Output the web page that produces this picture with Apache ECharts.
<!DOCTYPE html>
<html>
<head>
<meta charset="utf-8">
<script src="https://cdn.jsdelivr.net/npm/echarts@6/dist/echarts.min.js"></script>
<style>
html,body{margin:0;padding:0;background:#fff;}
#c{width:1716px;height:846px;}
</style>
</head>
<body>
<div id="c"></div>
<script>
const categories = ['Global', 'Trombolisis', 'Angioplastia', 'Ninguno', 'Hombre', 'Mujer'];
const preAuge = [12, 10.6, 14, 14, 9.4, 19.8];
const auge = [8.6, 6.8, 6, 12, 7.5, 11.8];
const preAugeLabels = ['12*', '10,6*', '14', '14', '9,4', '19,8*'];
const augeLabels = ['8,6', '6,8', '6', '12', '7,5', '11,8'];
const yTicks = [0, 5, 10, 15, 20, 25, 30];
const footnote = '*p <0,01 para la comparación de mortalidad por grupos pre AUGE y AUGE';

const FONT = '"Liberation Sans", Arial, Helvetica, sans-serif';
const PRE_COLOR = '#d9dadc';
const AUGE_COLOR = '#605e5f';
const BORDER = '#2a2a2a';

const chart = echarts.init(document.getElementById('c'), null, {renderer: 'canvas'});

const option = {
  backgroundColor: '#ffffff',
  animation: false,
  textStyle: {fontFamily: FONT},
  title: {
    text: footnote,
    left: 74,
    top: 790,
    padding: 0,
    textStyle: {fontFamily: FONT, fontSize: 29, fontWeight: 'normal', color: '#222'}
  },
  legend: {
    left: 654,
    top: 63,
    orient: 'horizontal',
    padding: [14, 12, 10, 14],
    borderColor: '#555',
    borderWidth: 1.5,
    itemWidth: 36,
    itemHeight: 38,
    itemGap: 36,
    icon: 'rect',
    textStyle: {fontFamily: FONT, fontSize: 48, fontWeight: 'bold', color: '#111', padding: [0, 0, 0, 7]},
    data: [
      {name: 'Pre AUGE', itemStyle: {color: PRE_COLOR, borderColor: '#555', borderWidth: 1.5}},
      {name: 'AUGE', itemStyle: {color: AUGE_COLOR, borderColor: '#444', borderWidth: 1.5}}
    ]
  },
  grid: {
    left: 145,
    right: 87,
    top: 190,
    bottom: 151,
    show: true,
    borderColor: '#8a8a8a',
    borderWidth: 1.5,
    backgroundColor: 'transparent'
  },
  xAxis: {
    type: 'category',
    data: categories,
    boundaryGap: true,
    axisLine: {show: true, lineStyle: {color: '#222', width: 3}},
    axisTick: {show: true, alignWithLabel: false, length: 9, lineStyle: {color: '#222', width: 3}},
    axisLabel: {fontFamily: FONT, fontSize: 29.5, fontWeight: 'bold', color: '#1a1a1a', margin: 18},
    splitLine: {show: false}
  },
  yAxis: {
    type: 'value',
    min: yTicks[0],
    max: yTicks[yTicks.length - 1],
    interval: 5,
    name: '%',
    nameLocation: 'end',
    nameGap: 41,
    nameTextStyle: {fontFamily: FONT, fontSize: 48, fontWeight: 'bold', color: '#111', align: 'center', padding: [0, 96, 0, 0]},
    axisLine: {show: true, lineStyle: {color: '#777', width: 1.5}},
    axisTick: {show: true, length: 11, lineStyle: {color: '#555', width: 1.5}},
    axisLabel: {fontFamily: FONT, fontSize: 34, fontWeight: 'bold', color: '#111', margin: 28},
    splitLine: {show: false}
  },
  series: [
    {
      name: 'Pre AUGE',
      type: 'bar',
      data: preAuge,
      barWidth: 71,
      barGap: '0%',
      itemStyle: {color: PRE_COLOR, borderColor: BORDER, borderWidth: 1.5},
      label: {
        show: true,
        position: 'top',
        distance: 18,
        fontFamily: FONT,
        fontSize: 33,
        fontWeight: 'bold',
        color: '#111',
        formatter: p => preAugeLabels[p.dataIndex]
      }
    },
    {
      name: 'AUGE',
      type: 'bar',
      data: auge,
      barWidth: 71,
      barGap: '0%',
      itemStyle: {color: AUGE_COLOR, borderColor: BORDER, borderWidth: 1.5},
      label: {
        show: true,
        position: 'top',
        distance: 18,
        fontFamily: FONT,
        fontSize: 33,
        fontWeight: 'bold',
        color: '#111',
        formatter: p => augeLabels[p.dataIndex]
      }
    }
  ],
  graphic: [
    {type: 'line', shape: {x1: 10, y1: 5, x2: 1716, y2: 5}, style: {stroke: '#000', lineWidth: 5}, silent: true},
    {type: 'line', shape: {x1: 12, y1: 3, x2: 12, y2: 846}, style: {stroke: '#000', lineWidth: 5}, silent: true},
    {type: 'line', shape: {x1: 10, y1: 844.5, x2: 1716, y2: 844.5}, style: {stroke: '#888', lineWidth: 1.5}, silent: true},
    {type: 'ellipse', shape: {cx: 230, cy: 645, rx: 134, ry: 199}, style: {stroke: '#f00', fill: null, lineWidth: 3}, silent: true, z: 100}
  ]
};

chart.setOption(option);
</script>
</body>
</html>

· · · · · · ·

• EXERCISE DESCRIPTION
Copy all of the material word for word.

• FINAL ANSWER
Output the web page that produces this picture with Apache ECharts.
<!DOCTYPE html>
<html>
<head>
<meta charset="utf-8">
<script src="https://cdn.jsdelivr.net/npm/echarts@6/dist/echarts.min.js"></script>
<style>
html,body{margin:0;padding:0;background:#fff;}
#c{width:1716px;height:846px;}
</style>
</head>
<body>
<div id="c"></div>
<script>
const categories = ['Global', 'Trombolisis', 'Angioplastia', 'Ninguno', 'Hombre', 'Mujer'];
const preAuge = [12, 10.6, 14, 14, 9.4, 19.8];
const auge = [8.6, 6.8, 6, 12, 7.5, 11.8];
const preAugeLabels = ['12*', '10,6*', '14', '14', '9,4', '19,8*'];
const augeLabels = ['8,6', '6,8', '6', '12', '7,5', '11,8'];
const yTicks = [0, 5, 10, 15, 20, 25, 30];
const footnote = '*p <0,01 para la comparación de mortalidad por grupos pre AUGE y AUGE';

const FONT = '"Liberation Sans", Arial, Helvetica, sans-serif';
const PRE_COLOR = '#d9dadc';
const AUGE_COLOR = '#605e5f';
const BORDER = '#2a2a2a';

const chart = echarts.init(document.getElementById('c'), null, {renderer: 'canvas'});

const option = {
  backgroundColor: '#ffffff',
  animation: false,
  textStyle: {fontFamily: FONT},
  title: {
    text: footnote,
    left: 74,
    top: 790,
    padding: 0,
    textStyle: {fontFamily: FONT, fontSize: 29, fontWeight: 'normal', color: '#222'}
  },
  legend: {
    left: 654,
    top: 63,
    orient: 'horizontal',
    padding: [14, 12, 10, 14],
    borderColor: '#555',
    borderWidth: 1.5,
    itemWidth: 36,
    itemHeight: 38,
    itemGap: 36,
    icon: 'rect',
    textStyle: {fontFamily: FONT, fontSize: 48, fontWeight: 'bold', color: '#111', padding: [0, 0, 0, 7]},
    data: [
      {name: 'Pre AUGE', itemStyle: {color: PRE_COLOR, borderColor: '#555', borderWidth: 1.5}},
      {name: 'AUGE', itemStyle: {color: AUGE_COLOR, borderColor: '#444', borderWidth: 1.5}}
    ]
  },
  grid: {
    left: 145,
    right: 87,
    top: 190,
    bottom: 151,
    show: true,
    borderColor: '#8a8a8a',
    borderWidth: 1.5,
    backgroundColor: 'transparent'
  },
  xAxis: {
    type: 'category',
    data: categories,
    boundaryGap: true,
    axisLine: {show: true, lineStyle: {color: '#222', width: 3}},
    axisTick: {show: true, alignWithLabel: false, length: 9, lineStyle: {color: '#222', width: 3}},
    axisLabel: {fontFamily: FONT, fontSize: 29.5, fontWeight: 'bold', color: '#1a1a1a', margin: 18},
    splitLine: {show: false}
  },
  yAxis: {
    type: 'value',
    min: yTicks[0],
    max: yTicks[yTicks.length - 1],
    interval: 5,
    name: '%',
    nameLocation: 'end',
    nameGap: 41,
    nameTextStyle: {fontFamily: FONT, fontSize: 48, fontWeight: 'bold', color: '#111', align: 'center', padding: [0, 96, 0, 0]},
    axisLine: {show: true, lineStyle: {color: '#777', width: 1.5}},
    axisTick: {show: true, length: 11, lineStyle: {color: '#555', width: 1.5}},
    axisLabel: {fontFamily: FONT, fontSize: 34, fontWeight: 'bold', color: '#111', margin: 28},
    splitLine: {show: false}
  },
  series: [
    {
      name: 'Pre AUGE',
      type: 'bar',
      data: preAuge,
      barWidth: 71,
      barGap: '0%',
      itemStyle: {color: PRE_COLOR, borderColor: BORDER, borderWidth: 1.5},
      label: {
        show: true,
        position: 'top',
        distance: 18,
        fontFamily: FONT,
        fontSize: 33,
        fontWeight: 'bold',
        color: '#111',
        formatter: p => preAugeLabels[p.dataIndex]
      }
    },
    {
      name: 'AUGE',
      type: 'bar',
      data: auge,
      barWidth: 71,
      barGap: '0%',
      itemStyle: {color: AUGE_COLOR, borderColor: BORDER, borderWidth: 1.5},
      label: {
        show: true,
        position: 'top',
        distance: 18,
        fontFamily: FONT,
        fontSize: 33,
        fontWeight: 'bold',
        color: '#111',
        formatter: p => augeLabels[p.dataIndex]
      }
    }
  ],
  graphic: [
    {type: 'line', shape: {x1: 10, y1: 5, x2: 1716, y2: 5}, style: {stroke: '#000', lineWidth: 5}, silent: true},
    {type: 'line', shape: {x1: 12, y1: 3, x2: 12, y2: 846}, style: {stroke: '#000', lineWidth: 5}, silent: true},
    {type: 'line', shape: {x1: 10, y1: 844.5, x2: 1716, y2: 844.5}, style: {stroke: '#888', lineWidth: 1.5}, silent: true},
    {type: 'ellipse', shape: {cx: 230, cy: 645, rx: 134, ry: 199}, style: {stroke: '#f00', fill: null, lineWidth: 3}, silent: true, z: 100}
  ]
};

chart.setOption(option);
</script>
</body>
</html>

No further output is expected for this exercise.